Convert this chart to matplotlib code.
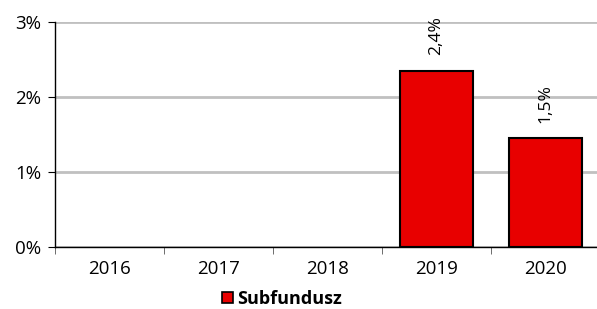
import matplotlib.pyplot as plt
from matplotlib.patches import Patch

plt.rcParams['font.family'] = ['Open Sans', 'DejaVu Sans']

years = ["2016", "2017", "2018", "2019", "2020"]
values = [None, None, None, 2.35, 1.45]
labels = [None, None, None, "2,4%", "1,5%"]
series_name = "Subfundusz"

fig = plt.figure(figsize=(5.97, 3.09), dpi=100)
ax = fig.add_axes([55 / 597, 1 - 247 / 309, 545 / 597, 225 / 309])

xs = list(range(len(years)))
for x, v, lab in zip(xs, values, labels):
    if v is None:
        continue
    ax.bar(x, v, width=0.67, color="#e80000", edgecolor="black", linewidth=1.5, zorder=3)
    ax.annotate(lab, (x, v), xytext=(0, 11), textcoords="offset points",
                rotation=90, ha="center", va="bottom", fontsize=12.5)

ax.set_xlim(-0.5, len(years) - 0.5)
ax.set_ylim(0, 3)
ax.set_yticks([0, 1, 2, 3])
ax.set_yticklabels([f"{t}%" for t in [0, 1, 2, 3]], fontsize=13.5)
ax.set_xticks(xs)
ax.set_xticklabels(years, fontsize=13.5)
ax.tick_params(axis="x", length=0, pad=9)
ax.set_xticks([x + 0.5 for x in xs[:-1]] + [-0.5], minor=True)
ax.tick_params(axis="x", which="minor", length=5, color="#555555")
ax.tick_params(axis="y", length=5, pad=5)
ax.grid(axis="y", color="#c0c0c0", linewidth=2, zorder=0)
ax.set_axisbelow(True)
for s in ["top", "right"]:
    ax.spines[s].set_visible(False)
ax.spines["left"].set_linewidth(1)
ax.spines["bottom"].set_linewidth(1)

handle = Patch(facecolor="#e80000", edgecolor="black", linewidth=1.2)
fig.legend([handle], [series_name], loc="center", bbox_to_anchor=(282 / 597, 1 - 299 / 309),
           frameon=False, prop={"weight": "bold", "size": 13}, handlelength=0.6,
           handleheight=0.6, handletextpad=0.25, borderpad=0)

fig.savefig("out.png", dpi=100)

---

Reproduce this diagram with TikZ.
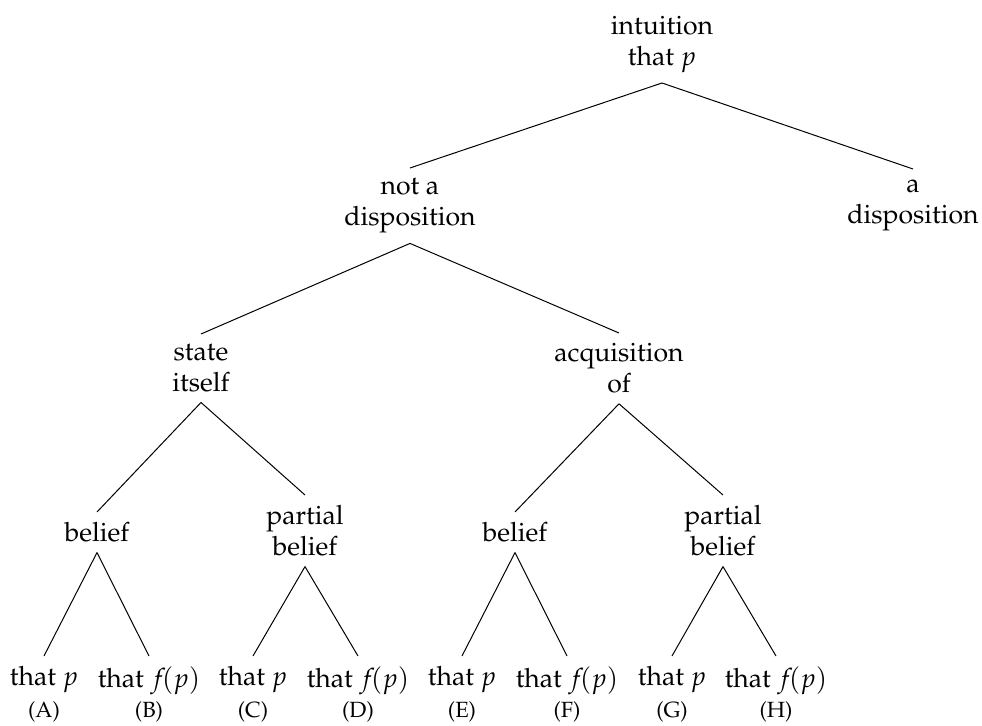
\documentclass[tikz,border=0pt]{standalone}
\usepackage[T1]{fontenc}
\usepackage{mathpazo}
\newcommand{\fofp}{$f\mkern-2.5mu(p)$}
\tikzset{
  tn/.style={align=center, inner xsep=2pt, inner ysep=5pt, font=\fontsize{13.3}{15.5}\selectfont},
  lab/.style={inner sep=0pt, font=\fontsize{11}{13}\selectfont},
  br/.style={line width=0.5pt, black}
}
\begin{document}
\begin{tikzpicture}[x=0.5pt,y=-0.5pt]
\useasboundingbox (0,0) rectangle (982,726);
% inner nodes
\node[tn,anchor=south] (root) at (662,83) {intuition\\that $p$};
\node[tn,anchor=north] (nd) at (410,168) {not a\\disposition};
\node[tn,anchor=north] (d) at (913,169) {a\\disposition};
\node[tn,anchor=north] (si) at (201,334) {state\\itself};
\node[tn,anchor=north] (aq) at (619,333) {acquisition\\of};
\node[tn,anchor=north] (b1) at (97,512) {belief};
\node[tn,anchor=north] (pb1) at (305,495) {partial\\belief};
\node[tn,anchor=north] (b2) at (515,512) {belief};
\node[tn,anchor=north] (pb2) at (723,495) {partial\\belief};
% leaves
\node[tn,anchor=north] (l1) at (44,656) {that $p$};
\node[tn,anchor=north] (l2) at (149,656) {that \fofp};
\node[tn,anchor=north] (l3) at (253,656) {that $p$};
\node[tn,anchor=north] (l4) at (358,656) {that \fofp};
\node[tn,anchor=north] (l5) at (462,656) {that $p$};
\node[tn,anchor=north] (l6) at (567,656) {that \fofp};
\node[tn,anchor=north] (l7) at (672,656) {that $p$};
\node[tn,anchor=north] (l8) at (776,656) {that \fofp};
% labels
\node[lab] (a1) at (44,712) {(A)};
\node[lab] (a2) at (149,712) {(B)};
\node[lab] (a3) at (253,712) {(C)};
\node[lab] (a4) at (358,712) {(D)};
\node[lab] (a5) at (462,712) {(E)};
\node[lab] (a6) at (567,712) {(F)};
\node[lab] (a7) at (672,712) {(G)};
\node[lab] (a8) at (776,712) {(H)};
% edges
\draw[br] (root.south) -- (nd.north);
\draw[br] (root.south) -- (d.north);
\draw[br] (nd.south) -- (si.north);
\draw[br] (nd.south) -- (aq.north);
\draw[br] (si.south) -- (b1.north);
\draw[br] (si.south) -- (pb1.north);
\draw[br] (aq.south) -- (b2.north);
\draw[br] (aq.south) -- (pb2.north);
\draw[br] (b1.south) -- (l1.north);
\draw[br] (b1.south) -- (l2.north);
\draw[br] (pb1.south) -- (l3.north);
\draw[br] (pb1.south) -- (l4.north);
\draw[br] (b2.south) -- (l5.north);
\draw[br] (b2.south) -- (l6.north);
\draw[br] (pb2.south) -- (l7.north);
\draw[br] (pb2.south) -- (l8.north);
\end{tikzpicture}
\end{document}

---

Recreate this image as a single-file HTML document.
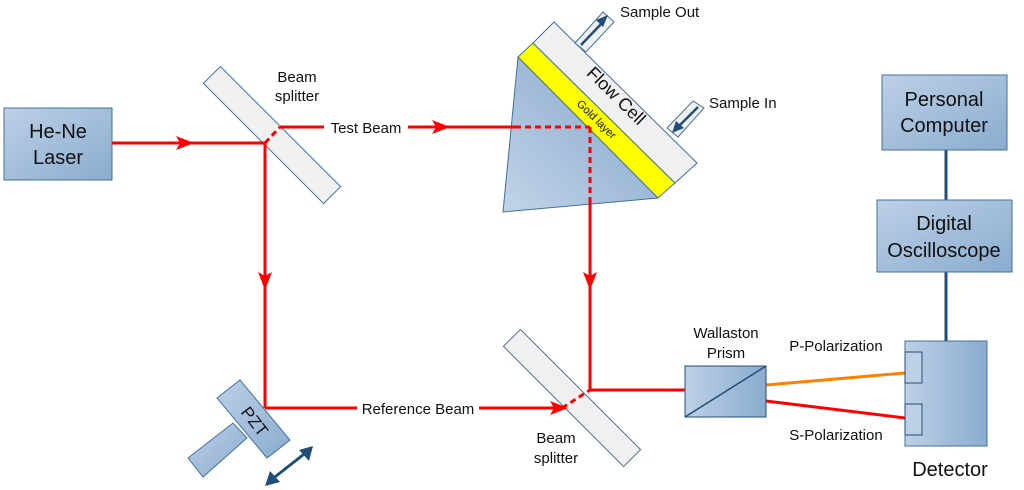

> _Task to carry out_: Above are some records. Output exactly the lines from the one that contains "Convert this chart to matplotlib code." to the one that contains "ax = fig.add_axes([55", keeping both, and omit the pictures.

> _Result of this task_:
Convert this chart to matplotlib code.
import matplotlib.pyplot as plt
from matplotlib.patches import Patch

plt.rcParams['font.family'] = ['Open Sans', 'DejaVu Sans']

years = ["2016", "2017", "2018", "2019", "2020"]
values = [None, None, None, 2.35, 1.45]
labels = [None, None, None, "2,4%", "1,5%"]
series_name = "Subfundusz"

fig = plt.figure(figsize=(5.97, 3.09), dpi=100)
ax = fig.add_axes([55 / 597, 1 - 247 / 309, 545 / 597, 225 / 309])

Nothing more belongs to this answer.